I’m sure the VC Reporter’s audience would find it very curious that in a Congressional race, the “alternative weekly” supports a centrist candidate who supports the Bush tax cuts for the rich, raising the retirement age for Social Security, and focusing on cutting $4 trillion from the deficit on the backs of the middle class to please Wall Street. Opposing such a centrist austerity candidate is the very definition of standing up for the underdogs of society.
Linda Parks isn’t an underdog of society. The people whose meager benefits she wants to cut are.
Ventura County deserves an alternative weekly that represents the views and interests of its readership, not the delicate sensibilities of its editors.
Now, I suppose that in most polite circles this sort of response would make me an asshole unfit for the cocktail party circuit, an ideologue who doesn't care about the nice media people's personal feelings. And she played it accordingly, with lines such as:
Politics shouldn’t be based on how you can hurt others and put others down, but rather, how you and your candidates can stand on their own achievements and ideas. It’s all about integrity...My blog, though I am on staff at the VCReporter, is my PERSONAL opinion (I write in all caps only to emphasize my point). It’s not representative of the VCReporter. And per this post, you can see this is about MY personal experience in life. Not as an editor, not as a writer, but as a human being. Somehow, this race has taken the human out of being.
So sometimes I step back and ask myself, like DougJ did: am I out of line? Am I losing my humanity? But then I remember the millions of Americans out of work, the disaster that austerity has become on the European continent, and horrid consequences that will befall millions more if candidates like Hodge and Parks win office. And I recall that, despite the sharpness of my language, I haven't told a single lie or verbally abused anyone.
And then I realize it. No, I'm not crazy, and I'm not an asshole. The people who sit comfortably in their upper middle-class existences, drinking wine and eating brie while pontificating about how politicians should just play nice with each other on the road to "sensible shared sacrifice"--those are the assholes. And they always will be, no matter how delicately phrased and sugared their words may be.

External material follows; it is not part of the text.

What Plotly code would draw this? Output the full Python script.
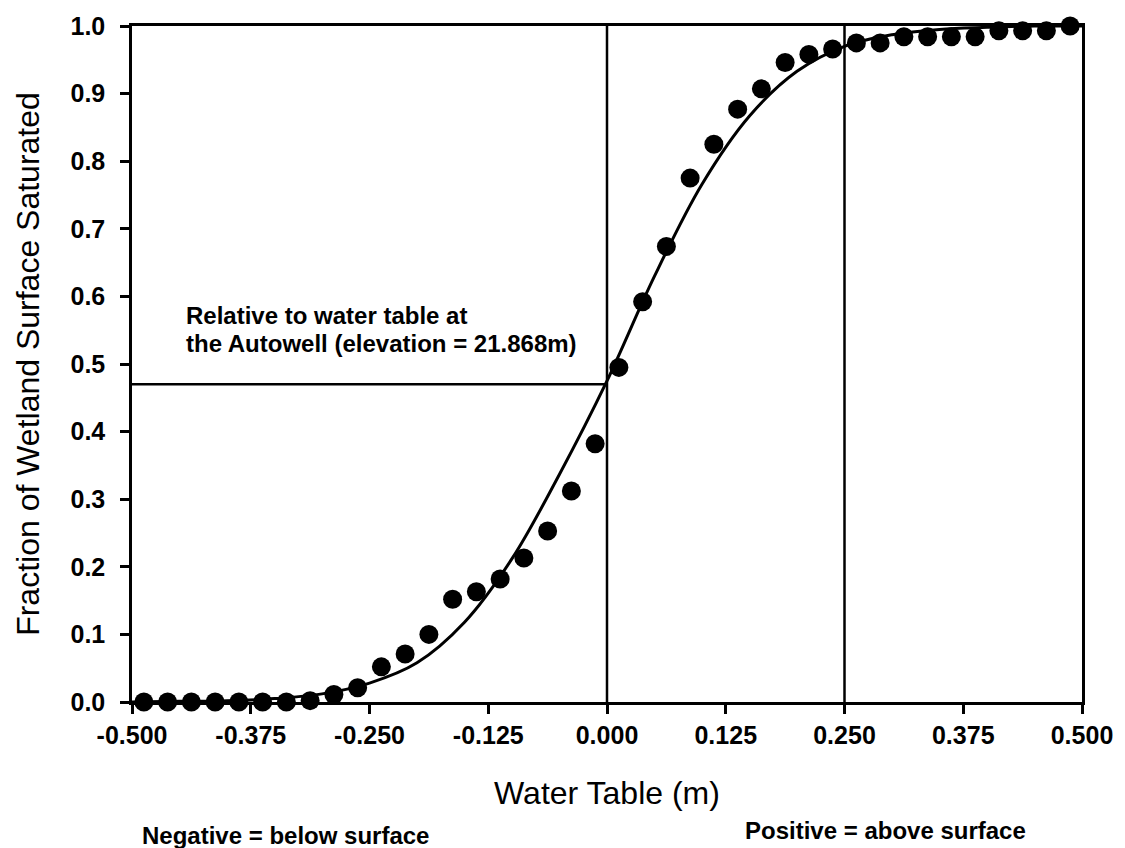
import plotly.graph_objects as go

# Observed saturated fraction, binned by water-table depth (0.025 m bins)
water_table = [-0.4875 + 0.025 * i for i in range(40)]
fraction_saturated = [
    0.000, 0.000, 0.000, 0.000, 0.000, 0.000, 0.000, 0.002,
    0.011, 0.021, 0.052, 0.071, 0.100, 0.152, 0.163, 0.182,
    0.213, 0.253, 0.312, 0.382, 0.495, 0.592, 0.674, 0.775,
    0.825, 0.877, 0.907, 0.946, 0.958, 0.966, 0.975, 0.975,
    0.984, 0.984, 0.984, 0.984, 0.993, 0.993, 0.993, 1.000,
]

# Fitted curve
fit_x = [-0.50, -0.45, -0.40, -0.35, -0.30, -0.25, -0.20, -0.15, -0.10, -0.05,
         0.00, 0.05, 0.10, 0.15, 0.20, 0.25, 0.30, 0.35, 0.40, 0.45, 0.50]
fit_y = [0.000, 0.001, 0.002, 0.005, 0.012, 0.028, 0.058, 0.118, 0.212, 0.337,
         0.475, 0.630, 0.766, 0.867, 0.933, 0.970, 0.987, 0.995, 0.998, 1.000, 1.000]

# Reference lines
vertical_marks = [0.0, 0.25]
autowell_level = 0.47

x_ticks = [-0.5, -0.375, -0.25, -0.125, 0.0, 0.125, 0.25, 0.375, 0.5]
x_tick_text = ["-0.500", "-0.375", "-0.250", "-0.125", "0.000",
               "0.125", "0.250", "0.375", "0.500"]
y_ticks = [0.0, 0.1, 0.2, 0.3, 0.4, 0.5, 0.6, 0.7, 0.8, 0.9, 1.0]

FONT = "Liberation Sans, Arial, sans-serif"

fig = go.Figure()

fig.add_trace(go.Scatter(
    x=fit_x, y=fit_y, mode="lines",
    line=dict(color="black", width=3, shape="spline", smoothing=1.0),
    hoverinfo="skip", showlegend=False,
))

fig.add_trace(go.Scatter(
    x=water_table, y=fraction_saturated, mode="markers",
    marker=dict(color="black", size=19, line=dict(width=0)),
    cliponaxis=False, showlegend=False,
))

for xv in vertical_marks:
    fig.add_shape(type="line", x0=xv, x1=xv, y0=0, y1=1, xref="x", yref="y",
                  line=dict(color="black", width=2.5), layer="below")
fig.add_shape(type="line", x0=-0.5, x1=0.0, y0=autowell_level, y1=autowell_level,
              xref="x", yref="y", line=dict(color="black", width=2.5), layer="below")

note_font = dict(family=FONT, size=24, color="black", weight="bold")
fig.add_annotation(
    x=-0.445, y=0.572, xref="x", yref="y", xanchor="left", yanchor="middle",
    showarrow=False, text="Relative to water table at", font=note_font,
)
fig.add_annotation(
    x=-0.445, y=0.530, xref="x", yref="y", xanchor="left", yanchor="middle",
    showarrow=False, text="the Autowell (elevation = 21.868m)", font=note_font,
)

fig.add_annotation(
    x=0.162, y=-0.197, xref="paper", yref="paper", xanchor="center", yanchor="middle",
    showarrow=False, text="Negative = below surface", font=note_font,
)
fig.add_annotation(
    x=0.793, y=-0.19, xref="paper", yref="paper", xanchor="center", yanchor="middle",
    showarrow=False, text="Positive = above surface", font=note_font,
)

fig.update_layout(
    width=1125, height=848,
    margin=dict(l=132, r=37, t=26, b=146),
    paper_bgcolor="white", plot_bgcolor="white",
    font=dict(family=FONT, color="black"),
    showlegend=False,
)

fig.update_xaxes(
    range=[-0.5, 0.5], tickvals=x_ticks, ticktext=x_tick_text,
    showgrid=False, zeroline=False,
    showline=True, mirror=True, linecolor="black", linewidth=2.5,
    ticks="outside", ticklen=9, tickwidth=2.5, tickcolor="black",
    tickfont=dict(family=FONT, size=25, color="black", weight="bold"),
    title=dict(text="Water Table (m)", font=dict(family=FONT, size=32, color="black"),
               standoff=34),
    layer="below traces",
)
fig.update_yaxes(
    range=[0, 1.0], tickvals=y_ticks, tickformat=".1f",
    showgrid=False, zeroline=False,
    showline=True, mirror=True, linecolor="black", linewidth=2.5,
    ticks="outside", ticklen=9, tickwidth=2.5, tickcolor="black",
    tickfont=dict(family=FONT, size=25, color="black", weight="bold"),
    ticklabelstandoff=10,
    title=dict(text="Fraction of Wetland Surface Saturated",
               font=dict(family=FONT, size=32, color="black"), standoff=22),
    layer="below traces",
)

fig.write_html("out.html")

And in many ways they're worse than Republicans, because at least with a Republican one knows what one is dealing with, and one can fight them toe-to-toe. But the pearl-clutching centrist, on the other hand, is actually worse: they're the ones who actively marginalize the champions of the dispossessed and allow the rapacious Right to continue its pillage unimpeded while calling for greater civility from the victims.